Every employer knows of the responsibility they have to provide a safe and healthy workplace for their employees. But too many think that those responsibilities are restricted to the office they work in, alone. That’s not the case. If it’s your property of it leads to your property, you have to make it safe for your staff. Otherwise, you could be in a world of trouble.
In the office
The office shouldn’t be your sole concern, but it’s important to start there. That’s where your people will spend most of their working day and it’s where the most accidents can happen. The best employers always have someone on the lookout for risks. From cluttered and messy floors to fire and electrical hazards. Consider assigning the duties of a safety supervisor. Make sure that safety guidelines are accessible, perhaps even posted on the wall. Then make your safety training mandatory for all employees.
In the environment
The work environment is something we’ll consider slightly different from the risks encountered in the office. We’re talking about the little conditions that can build up to real health problems. For example, a lack of mobility and the use of poor quality office chairs can lead to serious risk of repetitive strain injury. Ergonomic office furniture and standing desks can help your employees avoid those risks.
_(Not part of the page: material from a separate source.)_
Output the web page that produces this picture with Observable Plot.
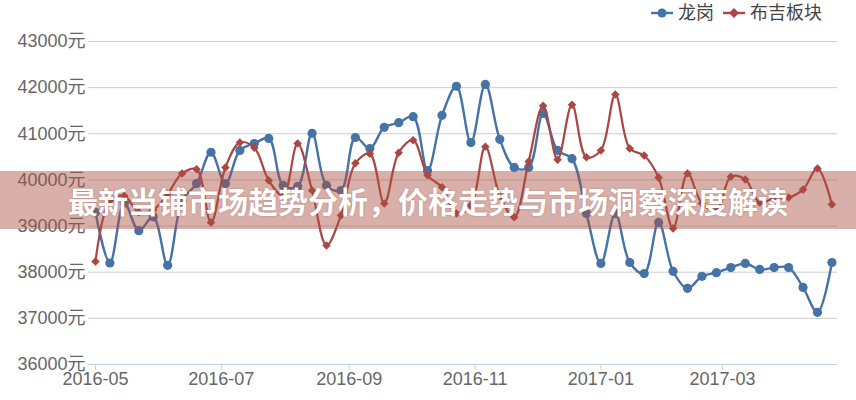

Proper lighting, using both natural lighting and desk lamps fight eyestrain and stress. Well-maintained ventilation is just as important for improving air quality, reducing the risk to people with respiratory conditions.
In the car park
If your business has a car park, you would do well to ensure that you’re making it as safe as it can be. Both your employees and you can suffer from parking accidents. Using additions like flexible bollards, you can seriously decrease the amount of damage done by poor parking from your employees. You should consider their security as well. Keep the park well-lit at night and use CCTV to deter any potential unauthorised visitors who might see it as a prime spot for criminal opportunities.
Outside the workplace
There are a few places outside the workplace you need to be just as dedicated to keeping your employees safe. For example, at the entrance or pavement leading up to it, you have to do some maintenance in adverse winter conditions to make sure the ground is safe to walk on. Providing salt grit bins in the winter, for instance, will reduce their risks of slips, trips and falls. If you have trees at your workplace, you also have to consider them as a potential risk in severe winds. Consider using the services of someone like an arboriculturulist to tidy up the trees and make sure there’s no danger of branches or trees falling.
This might sound like it’s only adding more responsibility to your plate. But it benefits everyone that an employer cares for the safety of their employees even outside of their responsibility. Showing your staff you care for their safety is a great way of letting them know that they are truly valued.